6. The method according to claim 1, further comprising determining a velocity of the movement.

7. The method according to claim 6, further comprising ignoring the movement when the velocity exceeds a maximum velocity.

8. A system for monitoring athletic performance, comprising:

a processor executing code stored in memory that causes the processor to:

acquire location information that indicates a device is in movement;

retrieve a level of difficulty associated with the location information;

associate the level of difficulty to a distance traversed during the movement; and

store the distance traversed and the level of difficulty in a database.

10. The system according to claim 9, wherein the code further causes the processor to retrieve topographical information associated with the location information.

11. The system according to claim 10, wherein the code further causes the processor to query a database of difficulty that stores a table that maps topographies to levels of difficulty.

12. The system according to claim 11, wherein the code further causes the processor to retrieve the level of difficulty that is associated to the topographical information.

13. The system according to claim 9, wherein the code further causes the processor to determine a distance traversed during the movement.

14. The system according to claim 9, wherein the code further causes the processor to determine a velocity of the movement.

15. The system according to claim 9, wherein the code further causes the processor to ignore the movement when the velocity exceeds a maximum velocity.

16. A computer readable medium storing processor executable instructions for performing a method, the method comprising:

acquiring location information that indicates a device is in movement;

retrieving a level of difficulty associated with the location information;

associating the level of difficulty to a distance traversed during the movement; and

storing the distance traversed and the level of difficulty in a database.

17. The computer readable medium according to claim 16, further comprising instructions for retrieving topographical information associated with the location information.

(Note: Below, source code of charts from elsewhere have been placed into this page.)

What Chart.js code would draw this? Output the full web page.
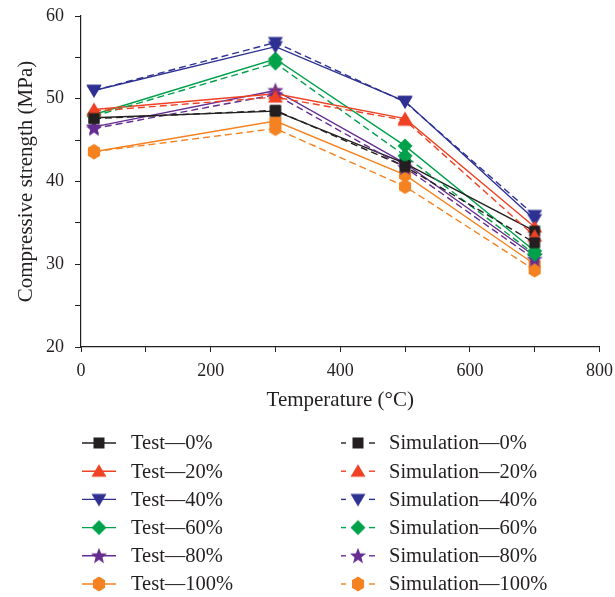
<!DOCTYPE html>
<html>
<head>
<meta charset="utf-8">
<script src="https://cdn.jsdelivr.net/npm/chart.js@4"></script>
<style>
  html, body { margin: 0; padding: 0; background: #fff; }
  #wrap { width: 615px; height: 597px; position: relative; }
</style>
</head>
<body>
<div id="wrap"><canvas id="chart" width="615" height="597"></canvas></div>
<script>
// Compressive strength vs temperature, test vs simulation
const temperatures = [20, 300, 500, 700];

const test0 = [47.7, 48.5, 42.2, 34.0];
const test20 = [48.7, 50.6, 47.6, 34.5];
const test40 = [51.0, 56.3, 49.7, 35.4];
const test60 = [48.1, 54.8, 44.3, 31.6];
const test80 = [46.6, 51.0, 42.2, 31.0];
const test100 = [43.6, 47.3, 40.8, 30.0];

const sim0 = [47.6, 48.6, 41.8, 32.6];
const sim20 = [48.5, 50.2, 47.4, 33.4];
const sim40 = [51.0, 56.8, 49.6, 35.9];
const sim60 = [47.9, 54.3, 43.1, 31.2];
const sim80 = [46.4, 50.5, 41.7, 30.6];
const sim100 = [43.6, 46.4, 39.4, 29.3];

const groupLabels = ["0%", "20%", "40%", "60%", "80%", "100%"];
const groupColors = ["#231f20", "#ef4123", "#2e3192", "#00a14b", "#662d91", "#f58220"];
const groupShapes = ["square", "triangle", "down", "diamond", "star", "hexagon"];
const testSeries = [test0, test20, test40, test60, test80, test100];
const simSeries = [sim0, sim20, sim40, sim60, sim80, sim100];

const FONT = "'Liberation Serif', 'DejaVu Serif', serif";

function makeMarker(shape, color) {
  const s = 18;
  const c = document.createElement("canvas");
  c.width = s; c.height = s;
  const g = c.getContext("2d");
  const m = s / 2;
  g.fillStyle = color;
  g.beginPath();
  if (shape === "square") {
    g.rect(m - 5.5, m - 5.5, 11, 11);
  } else if (shape === "triangle") {
    g.moveTo(m, m - 7); g.lineTo(m + 7.5, m + 5.5); g.lineTo(m - 7.5, m + 5.5);
  } else if (shape === "down") {
    g.moveTo(m, m + 7); g.lineTo(m + 7.5, m - 5.5); g.lineTo(m - 7.5, m - 5.5);
  } else if (shape === "diamond") {
    g.moveTo(m, m - 7.5); g.lineTo(m + 7.5, m); g.lineTo(m, m + 7.5); g.lineTo(m - 7.5, m);
  } else if (shape === "star") {
    for (let i = 0; i < 10; i++) {
      const r = i % 2 === 0 ? 8.5 : 3.6;
      const a = -Math.PI / 2 + i * Math.PI / 5;
      const x = m + r * Math.cos(a), y = m + 0.5 + r * Math.sin(a);
      if (i === 0) g.moveTo(x, y); else g.lineTo(x, y);
    }
  } else if (shape === "hexagon") {
    for (let i = 0; i < 6; i++) {
      const a = -Math.PI / 2 + i * Math.PI / 3;
      const x = m + 7 * Math.cos(a), y = m + 7.5 * Math.sin(a);
      if (i === 0) g.moveTo(x, y); else g.lineTo(x, y);
    }
  }
  g.closePath();
  g.fill();
  return c;
}

const markers = groupShapes.map((sh, i) => makeMarker(sh, groupColors[i]));

function toPoints(values) {
  return values.map((v, i) => ({ x: temperatures[i], y: v }));
}

const datasets = [];
groupLabels.forEach((lab, i) => {
  datasets.push({
    label: "Simulation\u2014" + lab,
    data: toPoints(simSeries[i]),
    borderColor: groupColors[i],
    backgroundColor: groupColors[i],
    borderWidth: 1.4,
    borderDash: [7, 4],
    pointStyle: markers[i],
    tension: 0,
  });
});
groupLabels.forEach((lab, i) => {
  datasets.push({
    label: "Test\u2014" + lab,
    data: toPoints(testSeries[i]),
    borderColor: groupColors[i],
    backgroundColor: groupColors[i],
    borderWidth: 1.4,
    pointStyle: markers[i],
    tension: 0,
  });
});

// two-column legend under the axes
const legendPlugin = {
  id: "twoColLegend",
  afterDraw(chart) {
    const ctx = chart.ctx;
    ctx.save();
    ctx.font = "20.5px " + FONT;
    ctx.fillStyle = "#231f20";
    ctx.textBaseline = "middle";
    groupLabels.forEach((lab, i) => {
      const y = 443 + i * 28.2;
      // test column
      ctx.strokeStyle = groupColors[i];
      ctx.lineWidth = 1.4;
      ctx.setLineDash([]);
      ctx.beginPath(); ctx.moveTo(82, y); ctx.lineTo(116, y); ctx.stroke();
      ctx.drawImage(markers[i], 99 - 9, y - 9);
      ctx.fillText("Test\u2014" + lab, 131, y + 1);
      // simulation column
      ctx.beginPath(); ctx.moveTo(341, y); ctx.lineTo(346, y); ctx.stroke();
      ctx.beginPath(); ctx.moveTo(369, y); ctx.lineTo(375, y); ctx.stroke();
      ctx.drawImage(markers[i], 358 - 9, y - 9);
      ctx.fillText("Simulation\u2014" + lab, 389, y + 1);
    });
    ctx.restore();
  },
};

new Chart(document.getElementById("chart"), {
  type: "line",
  data: { datasets },
  options: {
    responsive: false,
    animation: false,
    layout: { padding: { top: 16, right: 15.5, bottom: 180, left: 10 } },
    plugins: { legend: { display: false }, tooltip: { enabled: false } },
    scales: {
      x: {
        type: "linear",
        min: 0,
        max: 800,
        afterFit: (s) => { s.height = 70; s.paddingLeft = 0; s.paddingRight = 0; },
        border: { display: true, color: "#231f20", width: 1.2 },
        grid: { drawOnChartArea: false, color: "#231f20", tickLength: 5 },
        ticks: {
          stepSize: 100,
          color: "#231f20",
          font: { family: FONT, size: 18 },
          padding: 8,
          maxRotation: 0,
          callback: (v) => (v % 200 === 0 ? v : ""),
        },
        title: {
          display: true,
          text: "Temperature (\u00b0C)",
          color: "#231f20",
          font: { family: FONT, size: 21 },
          padding: { top: 4 },
        },
      },
      y: {
        min: 20,
        max: 60,
        afterFit: (s) => { s.width = 71; s.paddingTop = 0; s.paddingBottom = 0; },
        border: { display: true, color: "#231f20", width: 1.2 },
        grid: { drawOnChartArea: false, color: "#231f20", tickLength: 6 },
        ticks: {
          stepSize: 5,
          color: "#231f20",
          font: { family: FONT, size: 18 },
          padding: 11,
          callback: (v) => (v % 10 === 0 ? v : ""),
        },
        title: {
          display: true,
          text: "Compressive strength (MPa)",
          color: "#231f20",
          font: { family: FONT, size: 21 },
          padding: { bottom: 4 },
        },
      },
    },
  },
  plugins: [legendPlugin],
});
</script>
</body>
</html>
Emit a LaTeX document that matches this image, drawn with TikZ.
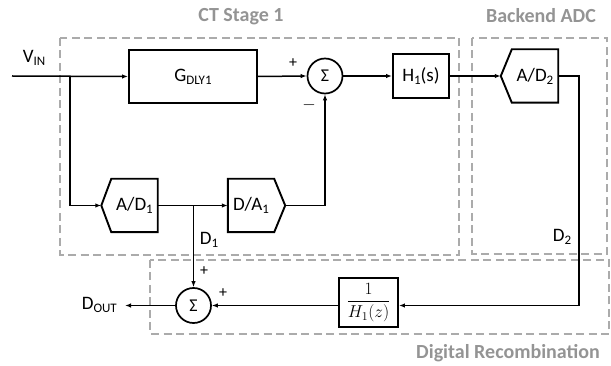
\documentclass[tikz,border=0pt]{standalone}
\usepackage{fontspec}
\setmainfont{Carlito}
\usepackage{amsmath}
\usetikzlibrary{arrows.meta,calc}
\newcommand{\lowsub}[1]{\raisebox{-3pt}{\fontsize{13}{13}\selectfont #1}}
\begin{document}
\begin{tikzpicture}[x=1pt,y=-1pt,
  wire/.style={line width=1.5pt},
  arr/.style={-{Latex[length=6pt,width=4.5pt]}},
  blk/.style={draw,line width=1.9pt,inner sep=0pt,font=\fontsize{19}{21}\selectfont},
  hexb/.style={inner sep=0pt,minimum width=46pt,minimum height=53pt,font=\fontsize{19}{21}\selectfont},
  hexline/.style={line width=1.9pt,line join=miter},
  sumc/.style={draw,circle,line width=1.7pt,inner sep=0pt,minimum size=35pt,font=\fontsize{18}{20}\selectfont},
  grp/.style={draw=black!33,line width=1.7pt,dash pattern=on 8pt off 4.5pt},
  grplbl/.style={text=black!42,font=\fontsize{20}{22}\selectfont\bfseries},
  lbl/.style={inner sep=0pt,font=\fontsize{19}{21}\selectfont},
  sgn/.style={inner sep=0pt,font=\fontsize{16}{18}\selectfont}
]
\useasboundingbox (0,0) rectangle (611,366);

% group boxes
\draw[grp] (60,38) rectangle (459,255);
\draw[grp] (472,38) rectangle (607,254);
\draw[grp] (150,260) rectangle (609,334);
\node[grplbl] (lct) at (241,17) {CT Stage 1};
\node[grplbl] (lbe) at (541,16) {Backend ADC};
\node[grplbl] (ldr) at (508,353) {Digital Recombination};

% blocks
\node[blk,minimum width=128pt,minimum height=53pt] (g) at (193,76.5) {G\lowsub{DLY1}};
\node[sumc] (sum1) at (325,76) {Σ};
\node[blk,minimum width=56pt,minimum height=44pt] (h1s) at (421,76) {H\lowsub{1}(s)};

\node[hexb] (ad2) at (535,76) {A/D\lowsub{2}};
\coordinate (ad2tip) at ($(ad2.west)+(-11,0)$);
\draw[hexline] (ad2.north west) -- (ad2.north east) -- (ad2.south east) -- (ad2.south west) -- (ad2tip) -- cycle;

\node[hexb] (ad1) at (134.5,205.5) {A/D\lowsub{1}};
\coordinate (ad1tip) at ($(ad1.west)+(-10,0)$);
\draw[hexline] (ad1.north west) -- (ad1.north east) -- (ad1.south east) -- (ad1.south west) -- (ad1tip) -- cycle;

\node[hexb] (da1) at (251,205.5) {D/A\lowsub{1}};
\coordinate (da1tip) at ($(da1.east)+(11,0)$);
\draw[hexline] (da1.north west) -- (da1.north east) -- (da1tip) -- (da1.south east) -- (da1.south west) -- cycle;

\node[blk,minimum width=59pt,minimum height=49pt,font=\fontsize{18}{20}\selectfont] (hz) at (368.5,302.5) {$\dfrac{1}{H_1(z)}$};
\node[sumc] (sum2) at (193.5,305.5) {Σ};

% coordinates
\coordinate (vin) at (12,76);
\coordinate (br) at (70,76);
\coordinate (c2) at (579,305.5);
\coordinate (d1tap) at (193.5,205.5);
\coordinate (dout) at (125,305.5);

% connectors
\draw[wire,arr] (vin) -- (g.west);
\draw[wire,arr] (br) |- (ad1tip);
\draw[wire,arr] (g.east) -- (sum1.west);
\draw[wire,arr] (sum1.east) -- (h1s.west);
\draw[wire,arr] (h1s.east) -- (ad2tip);
\draw[wire,arr] (ad1.east) -- (da1.west);
\draw[wire,arr] (da1tip) -| (sum1.south);
\draw[wire,arr] (ad2.east) -| (c2) -- (hz.east |- c2);
\draw[wire,arr] (d1tap) -- (sum2.north);
\draw[wire,arr] (hz.west |- sum2) -- (sum2.east);
\draw[wire,arr] (sum2.west) -- (dout);

% labels
\node[lbl] (lvin) at (34,58) {V\lowsub{IN}};
\node[sgn] (p1) at (293,63) {+};
\node[sgn] (m1) at (309,105) {$-$};
\node[lbl] (ld1) at (209,240) {D\lowsub{1}};
\node[lbl] (ld2) at (562,237) {D\lowsub{2}};
\node[lbl,anchor=east] (ldout) at (117,305) {D\lowsub{OUT}};
\node[sgn] (p2) at (204,271) {+};
\node[sgn] (p3) at (223,293) {+};
\end{tikzpicture}
\end{document}
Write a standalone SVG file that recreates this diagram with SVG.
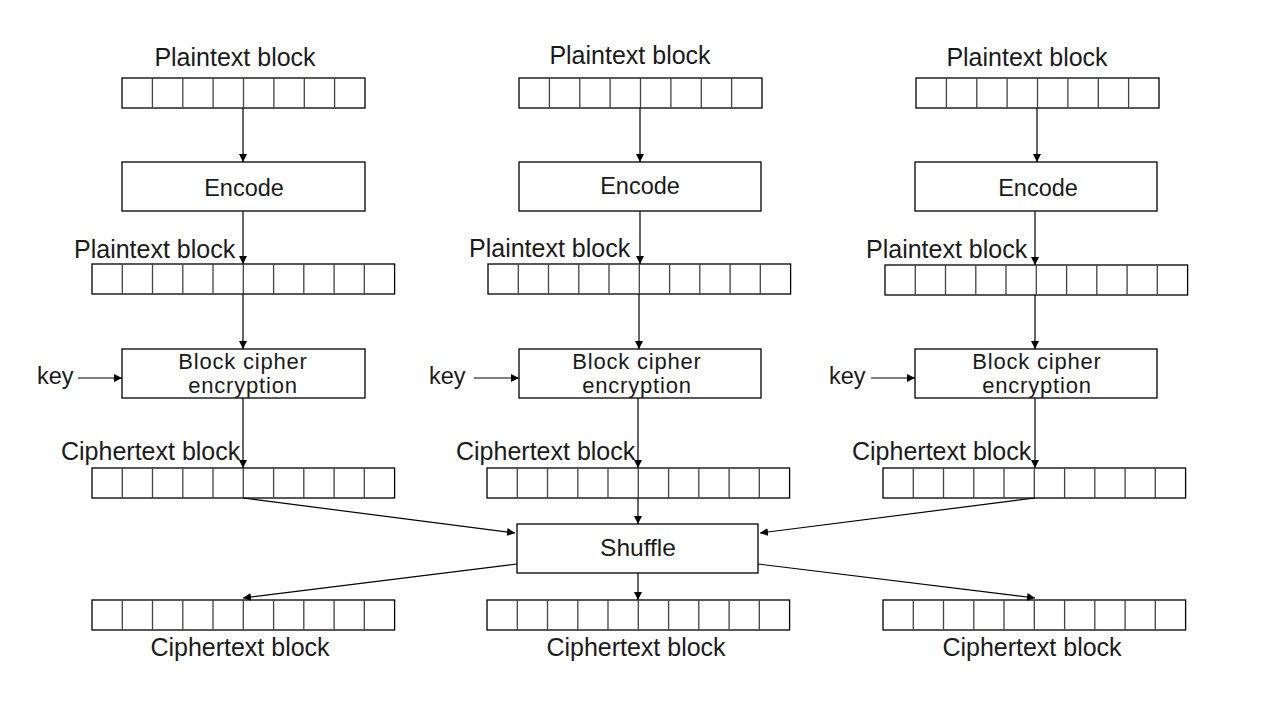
<svg xmlns="http://www.w3.org/2000/svg" xmlns:xlink="http://www.w3.org/1999/xlink" width="1280" height="720" viewBox="0 0 1280 720">
<style>
text{font-family:"Liberation Sans",Arial,sans-serif;font-size:25px;fill:#1a1a1a;}
.c{text-anchor:middle;}
.enc{font-size:23.5px;}
.bc{font-size:22px;letter-spacing:0.8px;}
.sh{font-size:24.5px;}
.box{fill:#fff;stroke:#000;stroke-width:1.3;}
.blk{fill:#fff;stroke:#000;stroke-width:1.3;}
.div{stroke:#444;stroke-width:1.3;}
.cn{stroke:#000;stroke-width:1.2;fill:none;}
.ar{marker-end:url(#ah);}
</style>
<defs>
<marker id="ah" viewBox="0 0 10 10" refX="10" refY="5" markerWidth="8" markerHeight="8" markerUnits="userSpaceOnUse" orient="auto">
<path d="M0,0 L10,5 L0,10 z" fill="#000"/>
</marker>
<g id="cells8">
<rect class="blk" x="0" y="0" width="243" height="30"/>
<path class="div" d="M30.4,0V30M60.8,0V30M91.1,0V30M121.5,0V30M151.9,0V30M182.3,0V30M212.6,0V30"/>
</g>
<g id="cells10">
<rect class="blk" x="0" y="0" width="302.6" height="30"/>
<path class="div" d="M30.3,0V30M60.5,0V30M90.8,0V30M121,0V30M151.3,0V30M181.6,0V30M211.8,0V30M242.1,0V30M272.3,0V30"/>
</g>
</defs>
<rect width="1280" height="720" fill="#fff"/>

<g id="col1-plain-top"><text class="c" x="235" y="66">Plaintext block</text><use xlink:href="#cells8" x="122" y="78"/></g>
<g id="col1-encode"><rect class="box" x="122" y="162" width="243" height="49"/><text class="c enc" x="244" y="196">Encode</text></g>
<g id="col1-plain-mid"><text x="74" y="258">Plaintext block</text><use xlink:href="#cells10" x="92" y="264"/></g>
<g id="col1-key"><text class="enc" x="37" y="384">key</text></g>
<g id="col1-cipher"><rect class="box" x="122" y="349" width="243" height="49"/><text class="c bc" x="243" y="369">Block cipher</text><text class="c bc" x="243" y="393">encryption</text></g>
<g id="col1-ct"><text x="61" y="460">Ciphertext block</text><use xlink:href="#cells10" x="92" y="468"/></g>
<g id="col1-out"><use xlink:href="#cells10" x="92" y="600"/><text class="c" x="240" y="656">Ciphertext block</text></g>

<g id="col2-plain-top"><text class="c" x="630" y="64">Plaintext block</text><use xlink:href="#cells8" x="519" y="78"/></g>
<g id="col2-encode"><rect class="box" x="519" y="162" width="242" height="49"/><text class="c enc" x="640" y="194">Encode</text></g>
<g id="col2-plain-mid"><text x="469" y="257">Plaintext block</text><use xlink:href="#cells10" x="488" y="264"/></g>
<g id="col2-key"><text class="enc" x="429" y="384">key</text></g>
<g id="col2-cipher"><rect class="box" x="519" y="349" width="242" height="49"/><text class="c bc" x="637" y="369">Block cipher</text><text class="c bc" x="637" y="393">encryption</text></g>
<g id="col2-ct"><text x="456" y="460">Ciphertext block</text><use xlink:href="#cells10" x="487" y="468"/></g>
<g id="col2-out"><use xlink:href="#cells10" x="487" y="600"/><text class="c" x="636" y="656">Ciphertext block</text></g>

<g id="col3-plain-top"><text class="c" x="1027" y="66">Plaintext block</text><use xlink:href="#cells8" x="916" y="78"/></g>
<g id="col3-encode"><rect class="box" x="915" y="162" width="242" height="49"/><text class="c enc" x="1038" y="196">Encode</text></g>
<g id="col3-plain-mid"><text x="866" y="258">Plaintext block</text><use xlink:href="#cells10" x="885" y="265"/></g>
<g id="col3-key"><text class="enc" x="829" y="384">key</text></g>
<g id="col3-cipher"><rect class="box" x="915" y="349" width="242" height="49"/><text class="c bc" x="1037" y="369">Block cipher</text><text class="c bc" x="1037" y="393">encryption</text></g>
<g id="col3-ct"><text x="852" y="460">Ciphertext block</text><use xlink:href="#cells10" x="883" y="468"/></g>
<g id="col3-out"><use xlink:href="#cells10" x="883" y="600"/><text class="c" x="1032" y="656">Ciphertext block</text></g>

<g id="shuffle"><rect class="box" x="517" y="524" width="241" height="49"/><text class="c sh" x="638" y="556">Shuffle</text></g>

<g id="connectors">
<path class="cn ar" d="M243,108V162"/>
<path class="cn ar" d="M243,211V264"/>
<path class="cn ar" d="M243,294V349"/>
<path class="cn ar" d="M78,378H122"/>
<path class="cn ar" d="M243,398V468"/>

<path class="cn ar" d="M640,108V162"/>
<path class="cn ar" d="M640,211V264"/>
<path class="cn ar" d="M639,294V349"/>
<path class="cn ar" d="M474,378H519"/>
<path class="cn ar" d="M638,398V468"/>

<path class="cn ar" d="M1037,108V162"/>
<path class="cn ar" d="M1035,211V265"/>
<path class="cn ar" d="M1035,295V349"/>
<path class="cn ar" d="M871,378H915"/>
<path class="cn ar" d="M1035,398V468"/>

<path class="cn ar" d="M243,498L515,533"/>
<path class="cn ar" d="M638,498V524"/>
<path class="cn ar" d="M1035,498L760,533"/>
<path class="cn ar" d="M517,564L243,598"/>
<path class="cn ar" d="M638,573V600"/>
<path class="cn ar" d="M758,564L1035,598"/>
</g>
</svg>
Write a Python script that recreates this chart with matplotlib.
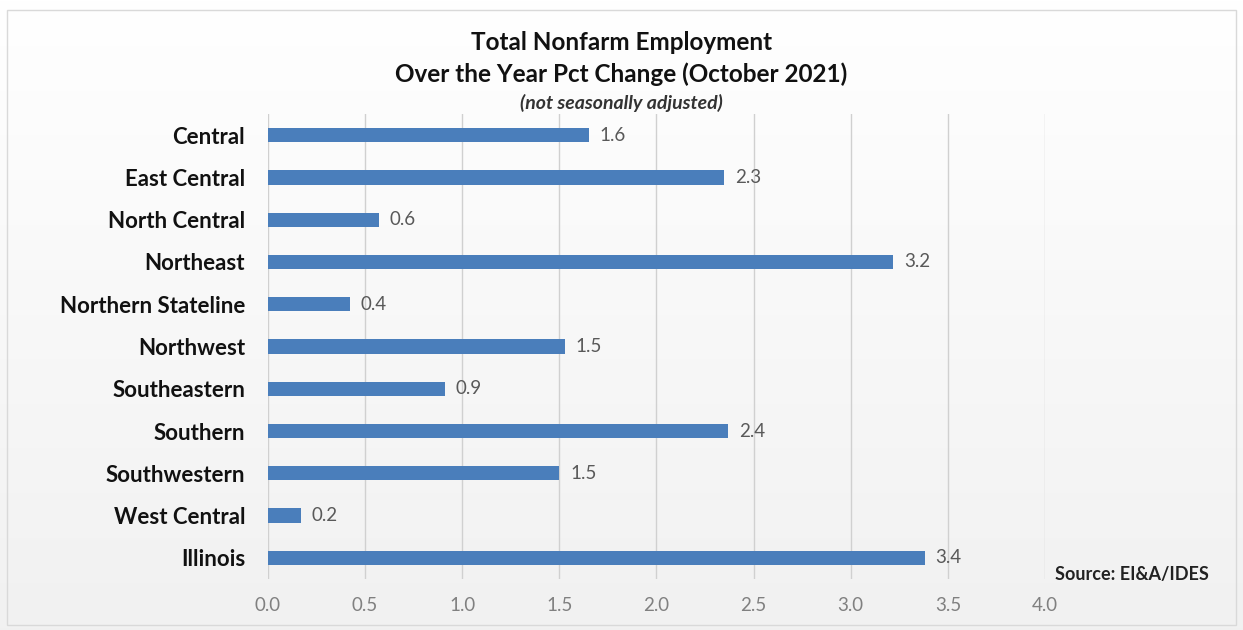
import numpy as np
import matplotlib
matplotlib.use("Agg")
import matplotlib.pyplot as plt

regions = ["Central", "East Central", "North Central", "Northeast", "Northern Stateline",
           "Northwest", "Southeastern", "Southern", "Southwestern", "West Central", "Illinois"]
values = [1.65, 2.35, 0.57, 3.22, 0.42, 1.53, 0.91, 2.37, 1.50, 0.17, 3.38]
value_labels = ["1.6", "2.3", "0.6", "3.2", "0.4", "1.5", "0.9", "2.4", "1.5", "0.2", "3.4"]
xticks = [0.0, 0.5, 1.0, 1.5, 2.0, 2.5, 3.0, 3.5, 4.0]

plt.rcParams['font.family'] = ['Lato', 'DejaVu Sans']

fig = plt.figure(figsize=(12.43, 6.30), dpi=100)

# background gradient
bg = fig.add_axes([0, 0, 1, 1], zorder=-10)
grad = np.linspace(1.0, 0.945, 256).reshape(-1, 1)
bg.imshow(np.dstack([grad, grad, grad]), aspect='auto', extent=[0, 1, 0, 1], origin='upper')
bg.set_xlim(0, 1); bg.set_ylim(0, 1)
bg.axis('off')
bg.add_patch(plt.Rectangle((0.006, 0.008), 0.988, 0.976, fill=False, edgecolor='#d9d9d9', lw=1.0))

ax = fig.add_axes([0.2156, 0.081, 0.6251, 0.738])
ax.patch.set_alpha(0)
y = np.arange(len(regions))
ax.barh(y, values, height=0.34, color='#4a7ebb', zorder=3)
ax.set_ylim(len(regions) - 0.5, -0.5)
ax.set_xlim(0, 4.0)
ax.set_xticks(xticks)
ax.set_xticklabels([f"{t:.1f}" for t in xticks], color='#808080', fontsize=13.5)
ax.set_yticks(y)
ax.set_yticklabels(regions, fontsize=16, fontweight='bold', color='#111111')
ax.tick_params(axis='both', length=0)
ax.tick_params(axis='y', pad=16.5)
ax.tick_params(axis='x', pad=13)
for s in ax.spines.values():
    s.set_visible(False)
ax.grid(axis='x', color='#d0d0d0', lw=1.0, zorder=0)
ax.set_axisbelow(True)

for yi, v, lab in zip(y, values, value_labels):
    ax.text(v + 0.055, yi, lab, va='center', ha='left', fontsize=13.5, color='#595959')

fig.text(0.5, 0.933, "Total Nonfarm Employment", ha='center', va='center',
         fontsize=17.5, fontweight='bold', color='#111111')
fig.text(0.5, 0.8825, "Over the Year Pct Change (October 2021)", ha='center', va='center',
         fontsize=17.5, fontweight='bold', color='#111111')
fig.text(0.5, 0.8365, "(not seasonally adjusted)", ha='center', va='center',
         fontsize=14, style='italic', fontweight='bold', color='#333333')
fig.text(0.849, 0.088, "Source: EI&A/IDES", ha='left', va='center',
         fontsize=13, fontweight='bold', color='#222222')

fig.savefig("out.png", dpi=100)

18. The computer readable medium according to claim 17, further comprising instructions for querying a database of difficulty that stores a table that maps topographies to levels of difficulty.

19. The computer readable medium according to claim 18, further comprising instructions for retrieving the level of difficulty that is associated to the topographical information.

20. The computer readable medium according to claim 16, further comprising instructions for determining a distance traversed during the movement.